- [Data segment]:
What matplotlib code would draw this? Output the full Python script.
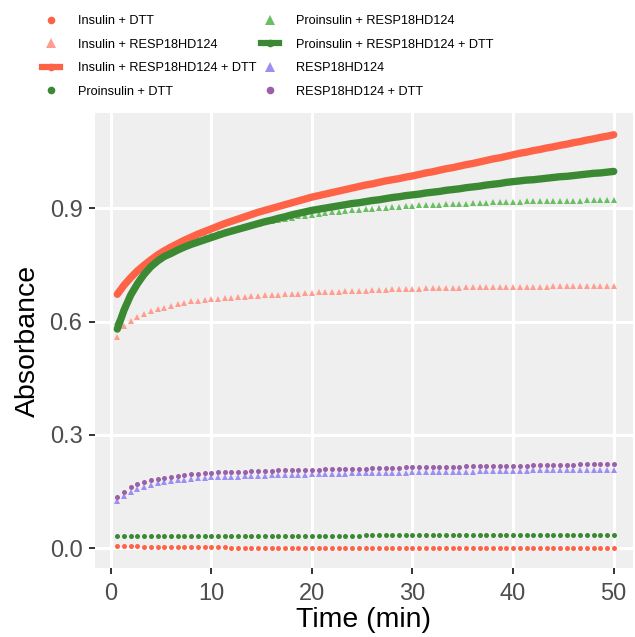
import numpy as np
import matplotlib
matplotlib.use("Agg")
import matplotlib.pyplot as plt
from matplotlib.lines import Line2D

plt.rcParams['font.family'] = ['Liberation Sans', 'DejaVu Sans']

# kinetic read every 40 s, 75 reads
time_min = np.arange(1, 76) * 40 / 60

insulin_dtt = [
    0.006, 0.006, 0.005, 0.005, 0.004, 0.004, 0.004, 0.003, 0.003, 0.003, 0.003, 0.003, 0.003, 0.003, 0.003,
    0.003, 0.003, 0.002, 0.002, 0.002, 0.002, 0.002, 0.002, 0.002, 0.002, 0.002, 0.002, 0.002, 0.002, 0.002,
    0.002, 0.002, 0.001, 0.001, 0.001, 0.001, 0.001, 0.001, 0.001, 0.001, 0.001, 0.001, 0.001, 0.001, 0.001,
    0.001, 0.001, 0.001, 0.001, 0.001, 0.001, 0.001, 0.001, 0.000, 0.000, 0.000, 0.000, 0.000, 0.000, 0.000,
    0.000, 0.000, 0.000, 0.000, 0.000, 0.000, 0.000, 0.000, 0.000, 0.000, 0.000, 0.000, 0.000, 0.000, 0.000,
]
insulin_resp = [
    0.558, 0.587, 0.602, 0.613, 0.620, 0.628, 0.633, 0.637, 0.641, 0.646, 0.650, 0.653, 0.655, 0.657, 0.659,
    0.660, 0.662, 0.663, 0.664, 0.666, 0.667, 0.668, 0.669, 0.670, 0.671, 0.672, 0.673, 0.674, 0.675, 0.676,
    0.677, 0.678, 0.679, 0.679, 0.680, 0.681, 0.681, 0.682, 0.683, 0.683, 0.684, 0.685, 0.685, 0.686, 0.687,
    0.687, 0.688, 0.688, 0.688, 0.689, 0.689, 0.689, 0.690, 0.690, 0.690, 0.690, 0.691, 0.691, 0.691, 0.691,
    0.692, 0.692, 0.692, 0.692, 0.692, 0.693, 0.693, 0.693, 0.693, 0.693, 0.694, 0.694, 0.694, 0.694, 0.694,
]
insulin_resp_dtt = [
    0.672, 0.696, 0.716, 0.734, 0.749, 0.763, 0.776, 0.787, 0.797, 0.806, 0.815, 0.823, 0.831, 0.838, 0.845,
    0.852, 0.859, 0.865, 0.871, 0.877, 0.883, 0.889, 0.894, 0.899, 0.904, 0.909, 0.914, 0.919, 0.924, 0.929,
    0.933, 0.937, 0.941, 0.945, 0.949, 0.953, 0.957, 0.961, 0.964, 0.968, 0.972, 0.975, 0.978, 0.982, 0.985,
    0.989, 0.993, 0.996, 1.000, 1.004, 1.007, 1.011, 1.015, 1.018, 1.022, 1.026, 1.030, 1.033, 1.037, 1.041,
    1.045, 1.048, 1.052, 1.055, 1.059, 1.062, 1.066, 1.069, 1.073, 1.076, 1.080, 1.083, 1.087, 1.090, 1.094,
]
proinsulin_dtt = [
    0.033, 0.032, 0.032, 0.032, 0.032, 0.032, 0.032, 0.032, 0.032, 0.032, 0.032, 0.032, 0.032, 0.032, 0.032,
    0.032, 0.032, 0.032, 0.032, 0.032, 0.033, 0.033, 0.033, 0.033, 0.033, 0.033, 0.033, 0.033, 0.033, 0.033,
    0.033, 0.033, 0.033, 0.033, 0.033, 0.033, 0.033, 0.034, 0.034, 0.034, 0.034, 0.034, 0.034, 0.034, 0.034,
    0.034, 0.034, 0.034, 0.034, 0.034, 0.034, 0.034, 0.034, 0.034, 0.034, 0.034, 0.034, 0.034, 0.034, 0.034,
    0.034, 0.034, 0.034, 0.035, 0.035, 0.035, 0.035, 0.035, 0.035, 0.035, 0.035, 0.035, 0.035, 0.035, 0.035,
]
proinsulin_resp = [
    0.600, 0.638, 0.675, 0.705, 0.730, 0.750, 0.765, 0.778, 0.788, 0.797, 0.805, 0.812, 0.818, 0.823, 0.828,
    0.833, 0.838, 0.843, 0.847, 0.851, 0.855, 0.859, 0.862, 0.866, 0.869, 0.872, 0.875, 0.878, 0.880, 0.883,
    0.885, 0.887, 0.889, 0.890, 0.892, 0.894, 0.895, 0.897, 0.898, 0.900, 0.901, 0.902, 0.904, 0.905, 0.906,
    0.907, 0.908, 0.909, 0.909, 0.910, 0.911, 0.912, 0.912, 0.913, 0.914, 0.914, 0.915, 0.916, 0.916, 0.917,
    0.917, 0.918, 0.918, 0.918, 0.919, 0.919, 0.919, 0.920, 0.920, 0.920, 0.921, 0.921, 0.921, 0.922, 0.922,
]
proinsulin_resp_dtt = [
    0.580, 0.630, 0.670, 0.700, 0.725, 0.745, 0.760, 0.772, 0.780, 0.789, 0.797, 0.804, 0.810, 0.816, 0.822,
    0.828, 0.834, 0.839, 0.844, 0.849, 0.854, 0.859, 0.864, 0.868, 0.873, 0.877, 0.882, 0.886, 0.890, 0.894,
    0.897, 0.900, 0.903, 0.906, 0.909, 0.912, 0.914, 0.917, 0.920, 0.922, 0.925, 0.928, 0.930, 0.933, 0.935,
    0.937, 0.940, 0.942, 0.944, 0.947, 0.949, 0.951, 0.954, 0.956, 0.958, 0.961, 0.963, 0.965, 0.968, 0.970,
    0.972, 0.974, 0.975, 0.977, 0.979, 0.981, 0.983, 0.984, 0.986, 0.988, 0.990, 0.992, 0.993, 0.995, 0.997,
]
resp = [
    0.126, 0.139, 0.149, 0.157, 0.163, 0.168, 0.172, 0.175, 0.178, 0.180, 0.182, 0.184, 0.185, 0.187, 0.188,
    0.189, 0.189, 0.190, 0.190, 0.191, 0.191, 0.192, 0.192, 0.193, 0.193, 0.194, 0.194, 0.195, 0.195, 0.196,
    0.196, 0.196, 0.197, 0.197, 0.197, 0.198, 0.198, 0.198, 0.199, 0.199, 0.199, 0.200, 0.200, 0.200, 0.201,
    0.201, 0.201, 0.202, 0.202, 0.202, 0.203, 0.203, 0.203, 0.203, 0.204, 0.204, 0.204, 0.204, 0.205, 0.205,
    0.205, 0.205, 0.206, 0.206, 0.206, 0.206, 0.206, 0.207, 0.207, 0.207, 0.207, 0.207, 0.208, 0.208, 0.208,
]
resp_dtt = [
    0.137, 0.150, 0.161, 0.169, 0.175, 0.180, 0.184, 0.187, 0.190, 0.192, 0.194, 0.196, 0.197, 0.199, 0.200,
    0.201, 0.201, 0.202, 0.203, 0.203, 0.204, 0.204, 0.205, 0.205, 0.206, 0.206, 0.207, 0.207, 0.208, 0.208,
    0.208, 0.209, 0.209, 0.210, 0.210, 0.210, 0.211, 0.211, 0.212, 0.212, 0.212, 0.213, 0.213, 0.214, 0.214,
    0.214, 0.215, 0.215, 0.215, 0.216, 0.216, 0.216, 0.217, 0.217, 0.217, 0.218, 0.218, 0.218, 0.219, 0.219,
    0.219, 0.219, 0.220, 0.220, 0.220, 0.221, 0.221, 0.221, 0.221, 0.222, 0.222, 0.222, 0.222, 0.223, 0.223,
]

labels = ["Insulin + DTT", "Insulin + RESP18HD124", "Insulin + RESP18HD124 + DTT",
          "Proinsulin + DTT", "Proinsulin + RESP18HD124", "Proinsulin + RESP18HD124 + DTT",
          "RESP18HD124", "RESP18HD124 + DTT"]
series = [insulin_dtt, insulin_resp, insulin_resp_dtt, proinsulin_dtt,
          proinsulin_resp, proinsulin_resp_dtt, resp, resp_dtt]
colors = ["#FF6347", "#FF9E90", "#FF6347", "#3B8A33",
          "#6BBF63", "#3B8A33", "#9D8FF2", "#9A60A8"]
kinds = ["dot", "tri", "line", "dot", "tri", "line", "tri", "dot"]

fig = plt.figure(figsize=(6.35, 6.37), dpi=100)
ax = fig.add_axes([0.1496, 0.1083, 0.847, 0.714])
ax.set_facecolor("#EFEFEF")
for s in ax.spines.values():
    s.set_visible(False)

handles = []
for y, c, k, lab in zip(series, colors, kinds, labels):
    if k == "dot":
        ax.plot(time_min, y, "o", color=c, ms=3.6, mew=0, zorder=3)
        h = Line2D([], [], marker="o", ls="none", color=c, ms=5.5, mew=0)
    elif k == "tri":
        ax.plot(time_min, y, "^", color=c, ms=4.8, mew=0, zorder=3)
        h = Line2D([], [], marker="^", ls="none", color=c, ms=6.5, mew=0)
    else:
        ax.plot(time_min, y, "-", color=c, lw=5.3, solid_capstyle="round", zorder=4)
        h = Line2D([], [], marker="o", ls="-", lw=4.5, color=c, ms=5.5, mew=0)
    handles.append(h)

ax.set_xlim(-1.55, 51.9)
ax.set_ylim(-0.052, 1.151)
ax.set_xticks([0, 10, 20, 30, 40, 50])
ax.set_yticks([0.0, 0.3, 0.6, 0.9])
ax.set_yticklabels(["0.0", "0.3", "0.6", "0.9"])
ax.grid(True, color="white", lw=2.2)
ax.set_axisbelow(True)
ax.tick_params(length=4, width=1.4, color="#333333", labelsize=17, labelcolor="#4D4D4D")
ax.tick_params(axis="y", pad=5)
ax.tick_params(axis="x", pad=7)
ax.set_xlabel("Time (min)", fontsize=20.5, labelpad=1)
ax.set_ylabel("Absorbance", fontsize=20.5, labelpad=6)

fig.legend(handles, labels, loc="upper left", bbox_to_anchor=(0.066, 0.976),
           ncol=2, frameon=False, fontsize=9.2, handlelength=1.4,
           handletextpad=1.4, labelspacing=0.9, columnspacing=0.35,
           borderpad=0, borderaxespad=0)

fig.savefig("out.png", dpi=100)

- [Set exercise]:
Pictures stay out. Print the data exactly, from its first line through the line containing "time_min = np.arange(1, 76) * 40 / 60".

- [Complete output]:
What matplotlib code would draw this? Output the full Python script.
import numpy as np
import matplotlib
matplotlib.use("Agg")
import matplotlib.pyplot as plt
from matplotlib.lines import Line2D

plt.rcParams['font.family'] = ['Liberation Sans', 'DejaVu Sans']

# kinetic read every 40 s, 75 reads
time_min = np.arange(1, 76) * 40 / 60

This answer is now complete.